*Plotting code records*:
────────────────

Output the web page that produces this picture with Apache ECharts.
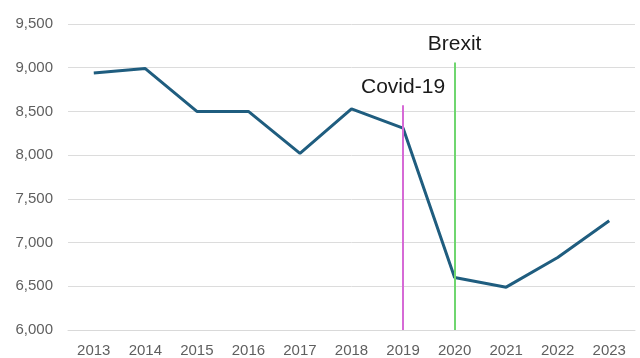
<!DOCTYPE html>
<html>
<head>
<meta charset="utf-8">
<script src="https://cdn.jsdelivr.net/npm/echarts@6/dist/echarts.min.js"></script>
<style>
  html, body { margin: 0; padding: 0; background: #ffffff; }
  #chart { width: 640px; height: 358px; }
</style>
</head>
<body>
<div id="chart"></div>
<script>
// Yearly values, 2013–2023
const years = ['2013', '2014', '2015', '2016', '2017', '2018', '2019', '2020', '2021', '2022', '2023'];
const values = [8940, 8990, 8500, 8500, 8020, 8530, 8310, 6600, 6490, 6830, 7250];

// Event markers: category, top of the marker line, label
const eventYears = ['2019', '2020'];
const eventTops = [8570, 9060];
const eventNames = ['Covid-19', 'Brexit'];
const eventColors = ['#d66ad6', '#6fd66f'];

const yMin = 6000;
const yMax = 9500;
const yStep = 500;

const chart = echarts.init(document.getElementById('chart'), null, { renderer: 'canvas' });

const markData = eventYears.map((yr, i) => [
  {
    coord: [yr, yMin],
    lineStyle: { color: eventColors[i], width: 2, type: 'solid' },
    label: {
      show: true,
      position: 'end',
      formatter: eventNames[i],
      color: '#1a1a1a',
      fontSize: 21,
      fontFamily: 'Liberation Sans, Arial, sans-serif',
      distance: 8
    }
  },
  { coord: [yr, eventTops[i]] }
]);

chart.setOption({
  animation: false,
  backgroundColor: '#ffffff',
  grid: { left: 68, right: 5, top: 24, bottom: 27 },
  xAxis: {
    type: 'category',
    data: years,
    boundaryGap: true,
    axisLine: { show: true, lineStyle: { color: '#d9d9d9', width: 1 } },
    axisTick: { show: false },
    axisLabel: {
      color: '#5f5f5f',
      fontSize: 15,
      fontFamily: 'Liberation Sans, Arial, sans-serif',
      margin: 13
    }
  },
  yAxis: {
    type: 'value',
    min: yMin,
    max: yMax,
    interval: yStep,
    axisLine: { show: false },
    axisTick: { show: false },
    splitLine: { show: true, lineStyle: { color: '#dcdcdc', width: 1 } },
    axisLabel: {
      color: '#5f5f5f',
      fontSize: 15,
      fontFamily: 'Liberation Sans, Arial, sans-serif',
      margin: 15,
      formatter: v => v.toLocaleString('en-US')
    }
  },
  series: [{
    type: 'line',
    data: values,
    symbol: 'none',
    smooth: false,
    lineStyle: { color: '#1f5d7f', width: 3 },
    markLine: {
      silent: true,
      symbol: ['none', 'none'],
      data: markData
    }
  }]
});
</script>
</body>
</html>
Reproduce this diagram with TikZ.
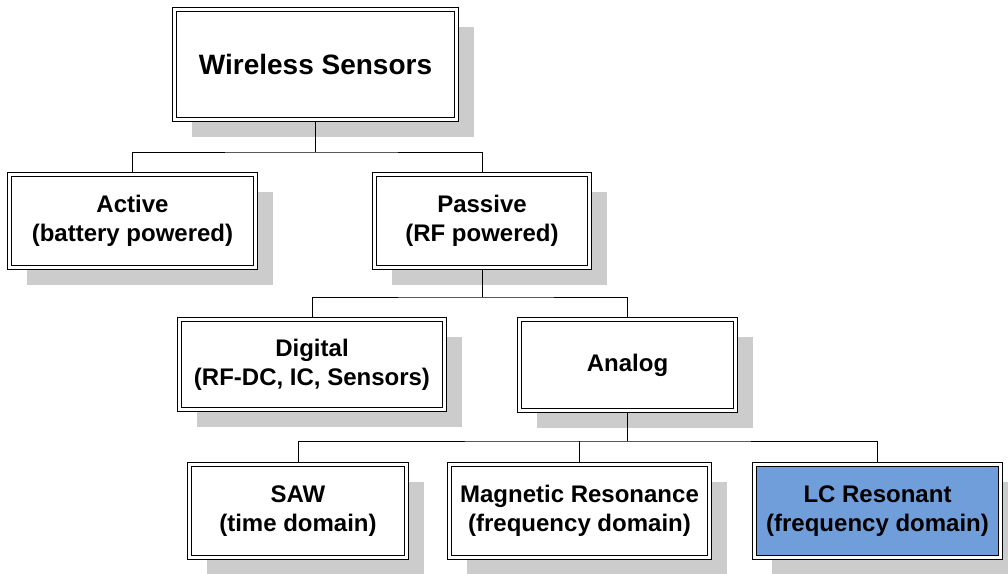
\documentclass[tikz,border=0pt]{standalone}
\usepackage{fontspec}
\setmainfont{Liberation Sans}
\usetikzlibrary{shadows}
\definecolor{shadowgray}{RGB}{204,204,204}
\definecolor{lcblue}{RGB}{112,158,218}
\tikzset{
  box/.style={rectangle, draw=black, line width=1.1pt, double=white,
    double distance=2.2pt, fill=white, outer sep=2.2pt, inner sep=0pt,
    align=center, font=\fontsize{24}{29}\selectfont\bfseries,
    drop shadow={shadow xshift=17pt, shadow yshift=-17pt, fill=shadowgray, opacity=1}},
  title/.style={font=\fontsize{28}{34}\selectfont\bfseries},
  link/.style={draw=black, line width=0.9pt},
}
\begin{document}
\begin{tikzpicture}[x=1pt, y=-1pt]
  \useasboundingbox (0,0) rectangle (1008,573);
  \clip (0,0) rectangle (1008,573);

  % top level
  \node[box, title, minimum width=282pt, minimum height=110pt] (ws) at (315.5,64.5) {Wireless Sensors};

  % power source
  \node[box, minimum width=246pt, minimum height=93pt] (act) at (132.5,221) {Active\\(battery powered)};
  \node[box, minimum width=215pt, minimum height=93pt] (pas) at (482,221) {Passive\\(RF powered)};

  % passive types
  \node[box, minimum width=265pt, minimum height=90pt] (dig) at (312,364.5) {Digital\\(RF-DC, IC, Sensors)};
  \node[box, minimum width=216pt, minimum height=91pt] (ana) at (627.5,365) {Analog};

  % analog types
  \node[box, minimum width=217pt, minimum height=93pt] (saw) at (298,511) {SAW\\(time domain)};
  \node[box, minimum width=260pt, minimum height=93pt] (mr) at (579.5,511) {Magnetic Resonance\\(frequency domain)};
  \node[box, fill=lcblue, minimum width=246pt, minimum height=93pt] (lc) at (877.5,511) {LC Resonant\\(frequency domain)};

  % tree connectors
  \coordinate (b1) at (315.5,152);
  \coordinate (b2) at (482,297);
  \coordinate (b3) at (627.5,441);
  \draw[link] (ws.south) -- (b1);
  \draw[link] (act.north) |- (b1) -| (pas.north);
  \draw[link] (pas.south) -- (b2);
  \draw[link] (dig.north) |- (b2) -| (ana.north);
  \draw[link] (ana.south) -- (b3);
  \draw[link] (saw.north) |- (b3) -| (lc.north);
  \draw[link] (mr.north) -- (mr.north |- b3);
\end{tikzpicture}
\end{document}
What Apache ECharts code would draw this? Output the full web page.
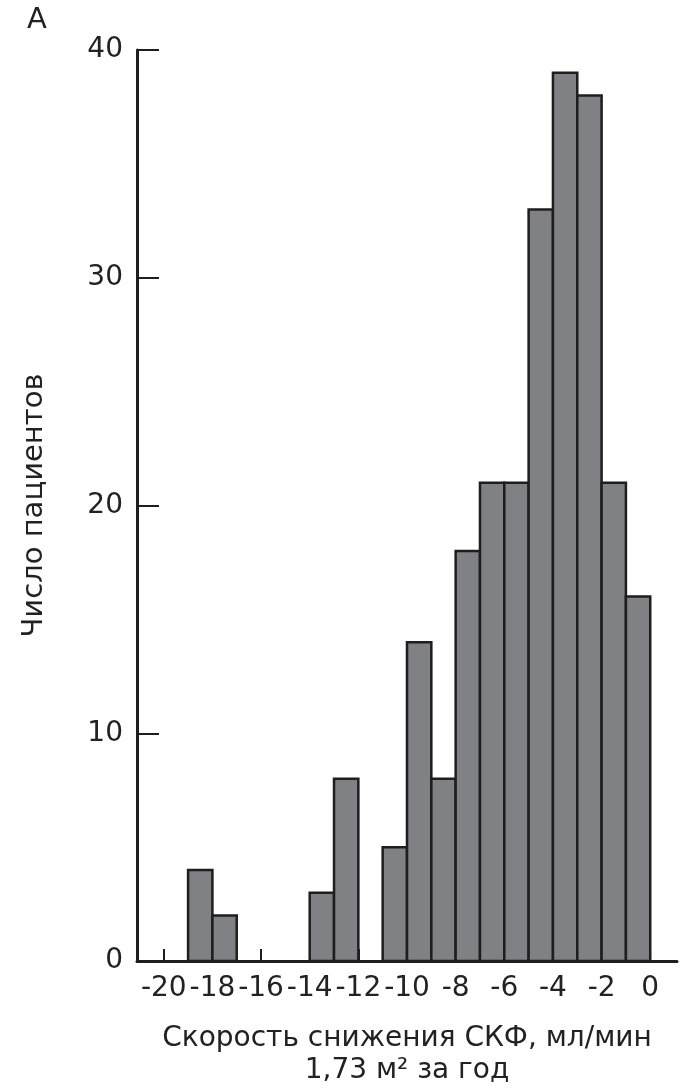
<!DOCTYPE html>
<html>
<head>
<meta charset="utf-8">
<script src="https://cdn.jsdelivr.net/npm/echarts@6/dist/echarts.min.js"></script>
<style>
html,body{margin:0;padding:0;background:#fff;}
#chart{width:687px;height:1091px;}
</style>
</head>
<body>
<div id="chart"></div>
<script>
// Histogram bins (left edge, right edge) and patient counts
const binLeft  = [-19, -18, -14, -13, -11, -10, -9, -8, -7, -6, -5, -4, -3, -2, -1];
const binRight = [-18, -17, -13, -12, -10,  -9, -8, -7, -6, -5, -4, -3, -2, -1,  0];
const counts   = [  4,   2,   3,   8,   5,  14,  8, 18, 21, 21, 33, 39, 38, 21, 16];
const xTicks = [-20, -18, -16, -14, -12, -10, -8, -6, -4, -2, 0];
const yTicks = [0, 10, 20, 30, 40];
const panelLabel = 'А';
const xTitle = 'Скорость снижения СКФ, мл/мин\n1,73 м² за год';
const yTitle = 'Число пациентов';

const data = binLeft.map((l, i) => [l, binRight[i], counts[i]]);

const font = '"DejaVu Sans", "Liberation Sans", Arial, sans-serif';
const chart = echarts.init(document.getElementById('chart'));
chart.setOption({
  animation: false,
  backgroundColor: '#fff',
  textStyle: {fontFamily: font},
  grid: {left: 137, right: 10, top: 50, bottom: 130, containLabel: false, outerBoundsMode: 'none'},
  xAxis: {
    type: 'value',
    min: -21.1, max: 1.1,
    name: xTitle,
    nameLocation: 'middle',
    nameGap: 62,
    nameTextStyle: {fontSize: 28, color: '#222', fontFamily: font, lineHeight: 32},
    axisLine: {show: true, onZero: false, lineStyle: {color: '#1e1e1e', width: 3}},
    axisTick: {show: true, inside: true, length: 12, lineStyle: {color: '#1e1e1e', width: 2}, customValues: xTicks},
    axisLabel: {show: true, customValues: xTicks, fontSize: 28, color: '#222', margin: 14, fontFamily: font,
      formatter: v => String(v)},
    splitLine: {show: false}
  },
  yAxis: {
    type: 'value',
    min: 0, max: 40,
    name: yTitle,
    nameLocation: 'middle',
    nameGap: 88,
    nameRotate: 90,
    nameTextStyle: {fontSize: 29, color: '#222', fontFamily: font},
    axisLine: {show: true, onZero: false, lineStyle: {color: '#1e1e1e', width: 3}},
    axisTick: {show: true, inside: true, length: 22, lineStyle: {color: '#1e1e1e', width: 2}, customValues: yTicks},
    axisLabel: {show: true, customValues: yTicks, fontSize: 28, color: '#222', margin: 14, fontFamily: font},
    splitLine: {show: false}
  },
  graphic: [{
    type: 'text', left: 27, top: 6,
    style: {text: panelLabel, fontSize: 29, fill: '#222', fontFamily: font}
  }],
  series: [{
    type: 'custom',
    data: data,
    encode: {x: [0, 1], y: 2},
    renderItem: function (params, api) {
      const p0 = api.coord([api.value(0), api.value(2)]);
      const p1 = api.coord([api.value(1), 0]);
      return {
        type: 'rect',
        shape: {x: p0[0], y: p0[1], width: p1[0] - p0[0], height: p1[1] - p0[1]},
        style: {fill: '#808185', stroke: '#1e1e1e', lineWidth: 2.5}
      };
    }
  }]
});
</script>
</body>
</html>
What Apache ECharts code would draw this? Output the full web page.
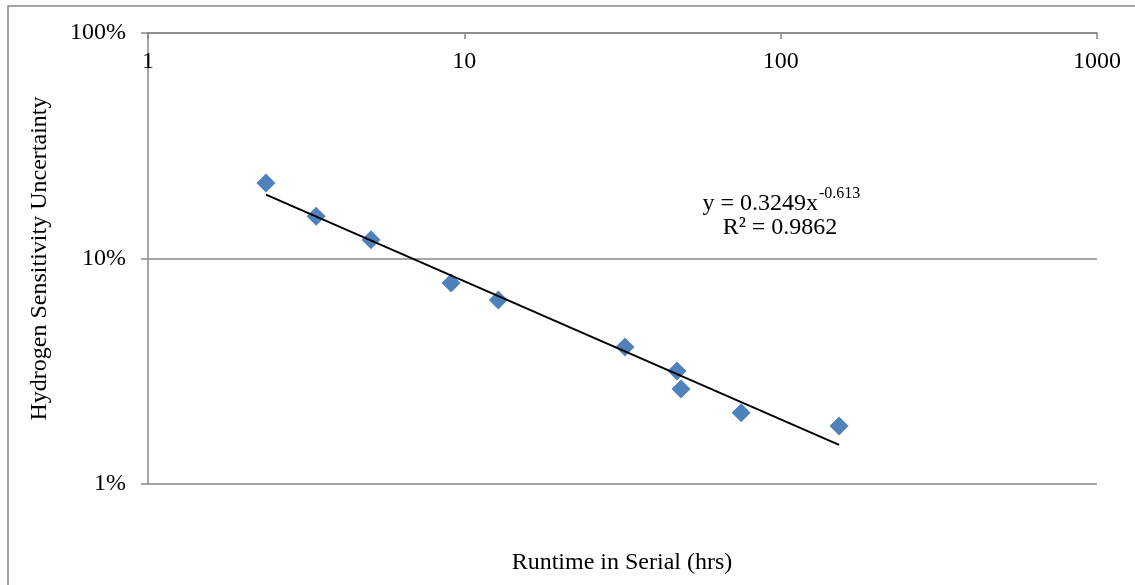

────────────────

*Task instructions*: From the first line above through the line containing "const yStep = 500;", copy everything exactly, without the pictures.

*Solution*:
Output the web page that produces this picture with Apache ECharts.
<!DOCTYPE html>
<html>
<head>
<meta charset="utf-8">
<script src="https://cdn.jsdelivr.net/npm/echarts@6/dist/echarts.min.js"></script>
<style>
  html, body { margin: 0; padding: 0; background: #ffffff; }
  #chart { width: 640px; height: 358px; }
</style>
</head>
<body>
<div id="chart"></div>
<script>
// Yearly values, 2013–2023
const years = ['2013', '2014', '2015', '2016', '2017', '2018', '2019', '2020', '2021', '2022', '2023'];
const values = [8940, 8990, 8500, 8500, 8020, 8530, 8310, 6600, 6490, 6830, 7250];

// Event markers: category, top of the marker line, label
const eventYears = ['2019', '2020'];
const eventTops = [8570, 9060];
const eventNames = ['Covid-19', 'Brexit'];
const eventColors = ['#d66ad6', '#6fd66f'];

const yMin = 6000;
const yMax = 9500;
const yStep = 500;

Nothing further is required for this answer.